# WRITTEN TASK
Leave out the pictures and copy each record below exactly.
++++ MATERIAL PROVIDED
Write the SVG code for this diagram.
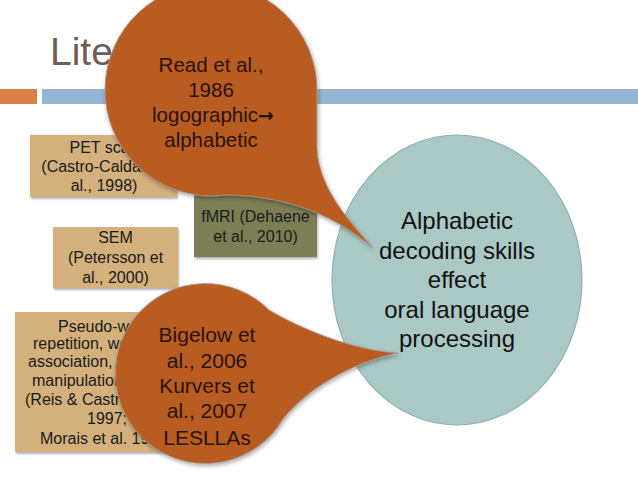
<svg xmlns="http://www.w3.org/2000/svg" width="638" height="479" viewBox="0 0 638 479">
<defs>
<style>
.box{fill:#d3b07b;filter:url(#sh)}
.box2{fill:#7b7f57;filter:url(#sh)}
.t{font-family:"Liberation Sans",Arial,sans-serif;font-size:16px;fill:#1a1a1a;text-anchor:middle}
.ts{font-family:"Liberation Sans",Arial,sans-serif;font-size:16px;fill:#1a1a1a}
.tb{font-family:"Liberation Sans",Arial,sans-serif;font-size:20.5px;fill:#2a1208;text-anchor:middle}
.te{font-family:"Liberation Sans",Arial,sans-serif;font-size:24px;fill:#111;text-anchor:middle}
.blob{fill:#b95b24;stroke:#a89a90;stroke-width:0.8;filter:url(#sh2)}
</style>
<filter id="sh" x="-10%" y="-10%" width="130%" height="130%">
<feDropShadow dx="1" dy="2" stdDeviation="1.2" flood-color="#000" flood-opacity="0.3"/>
</filter>
<filter id="sh2" x="-10%" y="-10%" width="130%" height="130%">
<feDropShadow dx="1" dy="2" stdDeviation="2" flood-color="#000" flood-opacity="0.35"/>
</filter>
</defs>
<rect width="638" height="479" fill="#ffffff"/>
<g id="title">
<text x="50" y="65" font-family="'Liberation Sans',Arial,sans-serif" font-size="39" fill="#6e5d57">Liter</text>
<rect x="0" y="89" width="37" height="15" fill="#dd8047"/>
<rect x="42" y="89" width="596" height="15" fill="#94b6d2"/>
</g>
<g id="pet">
<rect class="box" x="30" y="135" width="147" height="62"/>
<text class="t" x="104" y="153">PET scan</text>
<text class="t" x="104" y="172">(Castro-Caldas et</text>
<text class="t" x="104" y="191">al., 1998)</text>
</g>
<g id="fmri">
<rect class="box2" x="194" y="192" width="123" height="65"/>
<text class="t" x="255.5" y="222">fMRI (Dehaene</text>
<text class="t" x="255.5" y="242">et al., 2010)</text>
</g>
<g id="sem">
<rect class="box" x="53" y="227" width="125" height="61"/>
<text class="t" x="115.5" y="243">SEM</text>
<text class="t" x="115.5" y="263">(Petersson et</text>
<text class="t" x="115.5" y="283">al., 2000)</text>
</g>
<g id="pseudo">
<rect class="box" x="15" y="312" width="182" height="140"/>
<text class="ts" x="58" y="332">Pseudo-word</text>
<text class="ts" x="33" y="349">repetition, word</text>
<text class="ts" x="28" y="367">association,</text>
<text class="ts" x="32" y="386">manipulation</text>
<text class="ts" x="25" y="405">(Reis &amp; Castro</text>
<text class="ts" x="87" y="424">1997;</text>
<text class="ts" x="40" y="444">Morais et al. 19</text>
</g>
<g id="alphabetic">
<ellipse cx="457" cy="280" rx="125" ry="145" fill="#aac8c4" stroke="#8eb0ba" stroke-width="1.2"/>
<text class="te" x="457" y="229">Alphabetic</text>
<text class="te" x="457" y="258.5">decoding skills</text>
<text class="te" x="457" y="288">effect</text>
<text class="te" x="457" y="317.5">oral language</text>
<text class="te" x="457" y="347">processing</text>
</g>
<g id="read">
<path class="blob" d="M317,90 A106,106 0 1 0 225,195 C275,195 330,210 373,248 C350,222 320,190 317,150 Z"/>
<text class="tb" x="211" y="72">Read et al.,</text>
<text class="tb" x="211" y="97">1986</text>
<text class="tb" x="213" y="122">logographic<tspan font-family="'DejaVu Sans',sans-serif" font-weight="bold" font-size="19">→</tspan></text>
<text class="tb" x="211" y="147">alphabetic</text>
</g>
<g id="bigelow">
<path class="blob" d="M269,310 C300,328 350,350 398,353 C360,360 310,385 283,419 A90,90 0 1 1 269,310 Z"/>
<text class="tb" x="207" y="342" style="font-size:21px">Bigelow et</text>
<text class="tb" x="207" y="368" style="font-size:21px">al., 2006</text>
<text class="tb" x="207" y="393" style="font-size:21px">Kurvers et</text>
<text class="tb" x="207" y="418" style="font-size:21px">al., 2007</text>
<text class="tb" x="207" y="445" style="font-size:21px">LESLLAs</text>
</g>
<g id="connectors"/>
</svg>
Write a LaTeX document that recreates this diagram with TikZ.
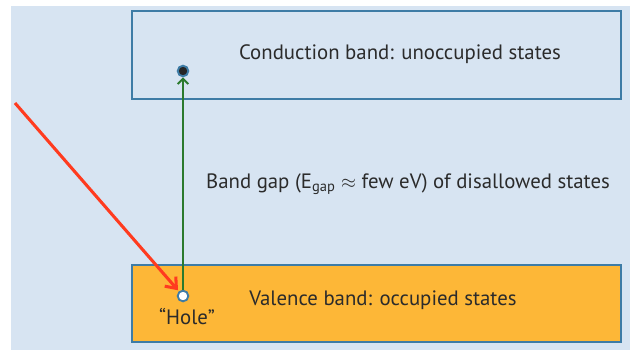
\documentclass[tikz,border=0pt]{standalone}
\usepackage{fontspec}
\setmainfont{PT Sans}
\usetikzlibrary{arrows.meta}

\definecolor{bgblue}{HTML}{D7E4F2}
\definecolor{edgeblue}{HTML}{3E7CA6}
\definecolor{bandorange}{HTML}{FDB737}
\definecolor{textgray}{HTML}{2B2B2B}
\definecolor{jumpgreen}{HTML}{2B7A2E}
\definecolor{photonred}{HTML}{FF3B1F}

\tikzset{
  band/.style={draw=edgeblue, line width=1.5pt},
  lbl/.style={text=textgray, font=\fontsize{15.6}{18}\selectfont, inner sep=0pt},
  carrier/.style={circle, draw=edgeblue, line width=1.4pt, minimum size=8pt, inner sep=0pt}
}

\begin{document}
\begin{tikzpicture}[x=0.75pt, y=-0.75pt]
        \useasboundingbox (0,0) rectangle (630,350);
        \fill[bgblue] (11,6) rectangle (630,350);

        \draw[band, fill=bgblue] (132,11) rectangle (621,99);
        \draw[band, fill=bandorange] (132,265) rectangle (621,342);

        \node[lbl] (cb) at (400,54) {Conduction band: unoccupied states};
        \node[lbl] (gap) at (408,184) {Band gap (E\textsubscript{gap} $\approx$ few eV) of disallowed states};
        \node[lbl] (vb) at (383,300) {Valence band: occupied states};
        \node[lbl] (holelabel) at (187,317) {“Hole”};

        \node[carrier, fill=black!85] (e) at (183,71) {};
        \node[carrier, fill=white] (h) at (183,296) {};
        \coordinate (photon) at (15,103);

        \draw (h) edge[jumpgreen, line width=1.5pt, -{Straight Barb[length=4pt, width=8pt]}] (e)
              (photon) edge[photonred, line width=2.3pt, shorten >=1pt, -{Straight Barb[length=7pt, width=11pt]}] (h);
    \end{tikzpicture}
\end{document}
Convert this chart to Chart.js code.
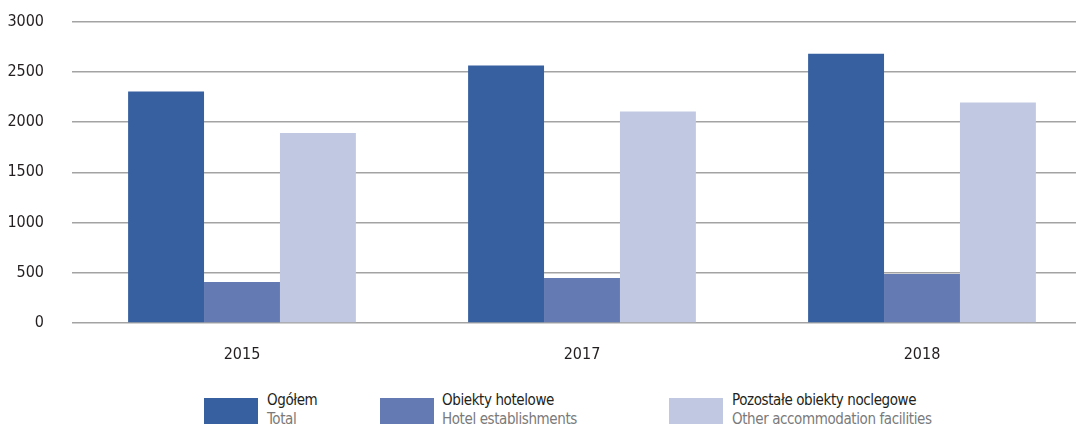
++++++++
# THE REPLY
Write the SVG code for this diagram.
<svg xmlns="http://www.w3.org/2000/svg" width="638" height="479" viewBox="0 0 638 479">
<defs>
<style>
.box{fill:#d3b07b;filter:url(#sh)}
.box2{fill:#7b7f57;filter:url(#sh)}
.t{font-family:"Liberation Sans",Arial,sans-serif;font-size:16px;fill:#1a1a1a;text-anchor:middle}
.ts{font-family:"Liberation Sans",Arial,sans-serif;font-size:16px;fill:#1a1a1a}
.tb{font-family:"Liberation Sans",Arial,sans-serif;font-size:20.5px;fill:#2a1208;text-anchor:middle}
.te{font-family:"Liberation Sans",Arial,sans-serif;font-size:24px;fill:#111;text-anchor:middle}
.blob{fill:#b95b24;stroke:#a89a90;stroke-width:0.8;filter:url(#sh2)}
</style>
<filter id="sh" x="-10%" y="-10%" width="130%" height="130%">
<feDropShadow dx="1" dy="2" stdDeviation="1.2" flood-color="#000" flood-opacity="0.3"/>
</filter>
<filter id="sh2" x="-10%" y="-10%" width="130%" height="130%">
<feDropShadow dx="1" dy="2" stdDeviation="2" flood-color="#000" flood-opacity="0.35"/>
</filter>
</defs>
<rect width="638" height="479" fill="#ffffff"/>
<g id="title">
<text x="50" y="65" font-family="'Liberation Sans',Arial,sans-serif" font-size="39" fill="#6e5d57">Liter</text>
<rect x="0" y="89" width="37" height="15" fill="#dd8047"/>
<rect x="42" y="89" width="596" height="15" fill="#94b6d2"/>
</g>
<g id="pet">
<rect class="box" x="30" y="135" width="147" height="62"/>
<text class="t" x="104" y="153">PET scan</text>
<text class="t" x="104" y="172">(Castro-Caldas et</text>
<text class="t" x="104" y="191">al., 1998)</text>
</g>
<g id="fmri">
<rect class="box2" x="194" y="192" width="123" height="65"/>
<text class="t" x="255.5" y="222">fMRI (Dehaene</text>
<text class="t" x="255.5" y="242">et al., 2010)</text>
</g>
<g id="sem">
<rect class="box" x="53" y="227" width="125" height="61"/>
<text class="t" x="115.5" y="243">SEM</text>
<text class="t" x="115.5" y="263">(Petersson et</text>
<text class="t" x="115.5" y="283">al., 2000)</text>
</g>
<g id="pseudo">
<rect class="box" x="15" y="312" width="182" height="140"/>
<text class="ts" x="58" y="332">Pseudo-word</text>
<text class="ts" x="33" y="349">repetition, word</text>
<text class="ts" x="28" y="367">association,</text>
<text class="ts" x="32" y="386">manipulation</text>
<text class="ts" x="25" y="405">(Reis &amp; Castro</text>
<text class="ts" x="87" y="424">1997;</text>
<text class="ts" x="40" y="444">Morais et al. 19</text>
</g>
<g id="alphabetic">
<ellipse cx="457" cy="280" rx="125" ry="145" fill="#aac8c4" stroke="#8eb0ba" stroke-width="1.2"/>
<text class="te" x="457" y="229">Alphabetic</text>
<text class="te" x="457" y="258.5">decoding skills</text>
<text class="te" x="457" y="288">effect</text>
<text class="te" x="457" y="317.5">oral language</text>
<text class="te" x="457" y="347">processing</text>
</g>
<g id="read">
<path class="blob" d="M317,90 A106,106 0 1 0 225,195 C275,195 330,210 373,248 C350,222 320,190 317,150 Z"/>
<text class="tb" x="211" y="72">Read et al.,</text>
<text class="tb" x="211" y="97">1986</text>
<text class="tb" x="213" y="122">logographic<tspan font-family="'DejaVu Sans',sans-serif" font-weight="bold" font-size="19">→</tspan></text>
<text class="tb" x="211" y="147">alphabetic</text>
</g>
<g id="bigelow">
<path class="blob" d="M269,310 C300,328 350,350 398,353 C360,360 310,385 283,419 A90,90 0 1 1 269,310 Z"/>
<text class="tb" x="207" y="342" style="font-size:21px">Bigelow et</text>
<text class="tb" x="207" y="368" style="font-size:21px">al., 2006</text>
<text class="tb" x="207" y="393" style="font-size:21px">Kurvers et</text>
<text class="tb" x="207" y="418" style="font-size:21px">al., 2007</text>
<text class="tb" x="207" y="445" style="font-size:21px">LESLLAs</text>
</g>
<g id="connectors"/>
</svg>
Write a LaTeX document that recreates this diagram with TikZ.
\documentclass[tikz,border=0pt]{standalone}
\usepackage{fontspec}
\setmainfont{PT Sans}
\usetikzlibrary{arrows.meta}

\definecolor{bgblue}{HTML}{D7E4F2}
\definecolor{edgeblue}{HTML}{3E7CA6}
\definecolor{bandorange}{HTML}{FDB737}
\definecolor{textgray}{HTML}{2B2B2B}
\definecolor{jumpgreen}{HTML}{2B7A2E}
\definecolor{photonred}{HTML}{FF3B1F}

\tikzset{
  band/.style={draw=edgeblue, line width=1.5pt},
  lbl/.style={text=textgray, font=\fontsize{15.6}{18}\selectfont, inner sep=0pt},
  carrier/.style={circle, draw=edgeblue, line width=1.4pt, minimum size=8pt, inner sep=0pt}
}

\begin{document}
\begin{tikzpicture}[x=0.75pt, y=-0.75pt]
        \useasboundingbox (0,0) rectangle (630,350);
        \fill[bgblue] (11,6) rectangle (630,350);

        \draw[band, fill=bgblue] (132,11) rectangle (621,99);
        \draw[band, fill=bandorange] (132,265) rectangle (621,342);

        \node[lbl] (cb) at (400,54) {Conduction band: unoccupied states};
        \node[lbl] (gap) at (408,184) {Band gap (E\textsubscript{gap} $\approx$ few eV) of disallowed states};
        \node[lbl] (vb) at (383,300) {Valence band: occupied states};
        \node[lbl] (holelabel) at (187,317) {“Hole”};

        \node[carrier, fill=black!85] (e) at (183,71) {};
        \node[carrier, fill=white] (h) at (183,296) {};
        \coordinate (photon) at (15,103);

        \draw (h) edge[jumpgreen, line width=1.5pt, -{Straight Barb[length=4pt, width=8pt]}] (e)
              (photon) edge[photonred, line width=2.3pt, shorten >=1pt, -{Straight Barb[length=7pt, width=11pt]}] (h);
    \end{tikzpicture}
\end{document}
Convert this chart to Chart.js code.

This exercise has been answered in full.